Veronicah: The participatory approach creates partnerships between community members, national and international researchers. For this long-term engagement, ethical considerations become an ongoing process throughout the study and are not a one-off exercise.
Beate: It sounds like you see great potential in participatory research. What are its benefits?
Veronicah: Participatory research, especially the visual methods that we use, offers unique learning about the study topic. It also gives us as researchers time to learn as we go and adjust. Regular debriefing has proven to be very useful.
Faith: Researchers are likely to get more information, because visual methods offer new ways of seeing. They do not restrict participants on what to say and not to say. I also see that the community co-researchers feel appreciated. They are given the opportunity to share the problems at the community. The weekly meetings and reflections give them also the time to digest information.
Veronicah: I agree. The community is fully engaged in identifying the problem and seeking solutions. In the process, capacity of community co-researchers is built. I hope by the end of the study we will be leaving the community impacted.
Beate: As you mentioned, participatory research involves long-term engagement with the community.
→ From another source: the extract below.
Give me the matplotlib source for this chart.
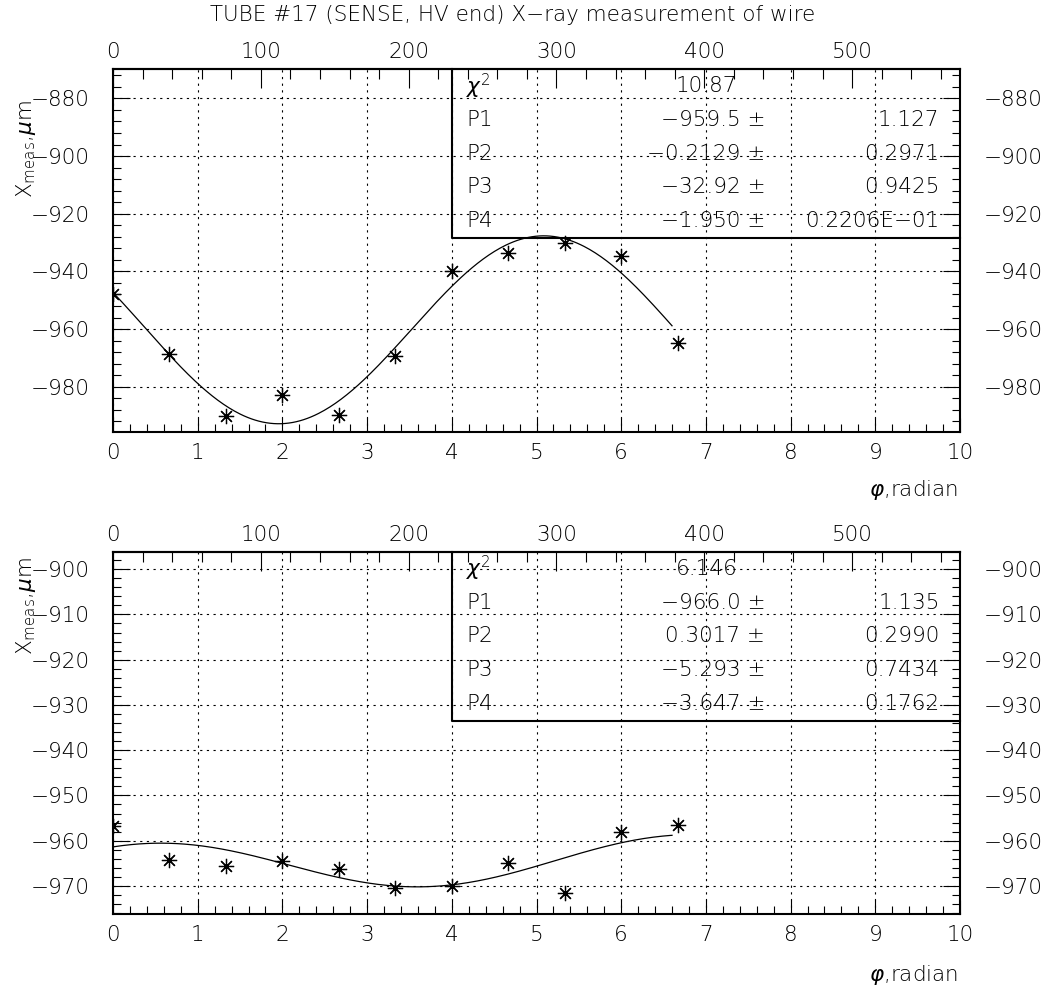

This is different from many other studies whereby community members are met once for a short period of time. What challenges do you foresee, and how could we mitigate them?
Faith: So far, time has been a challenge. Everything takes longer than anticipated, including time for tea breaks, an important time for bonding and socialising.
Beate: True, we often have ambitious time plans. Time indicated in guidelines for methods is usually underestimated. I am learning how to make more feasible plans for our meetings and give room for in-depth discussions.
Veronicah: The study requires commitment of community co-researchers over a long period of time, with regular meetings on Saturday mornings. It is challenging if co-researchers are missing meetings due to other commitments. Being flexible and adjusting meeting times to dates when many are available has been useful.
Beate: We are still at the beginning of the study. I am looking forward to the joined data collection and analysis with co-researchers. What are you looking forward to?
Veronicah: I look forward to finalizing the definition of intimate partner violence and to discussions on power dynamics in the community that influence HIV and intimate partner violence risk. I also want to see us achieving the study objectives. I can’t wait to see the impact of the study on the community.
Faith: I am curious to explore with the community how intimate partner violence and HIV intersect and the solutions that they will come up with. Also, I am looking forward to seeing sustainability and ownership of the project by the community.
Beate: This is awesome. Thank you very much, Faith and Vero for sharing your experiences and reflections on community based participatory research with me and the ARISE family.
Faith Munyao is a Kenyan researcher with four years of experience in HIV and Gender Based Violence-related qualitative research.
Veronicah Mwania is a Kenyan researcher with 17 years of experience in market research and health research.
Beate Ringwald has five years of experience in desk-based global health research and over ten years of experience in participatory work with youth, women and communities.
Within the ARISE Hub, this research project is a partnership between LSTM, LVCT Health and Gitathuru village. The study seeks to strengthen community capacity to prevent intimate partner violence and HIV in Gitathuru, Korogocho, Nairobi, Kenya. It is guided by the ALIV[H]E framework, which stands for Action Linking Initiatives on Violence against women and HIV Everywhere. Locally the study is known as the Korogocho ALIV[H]E study.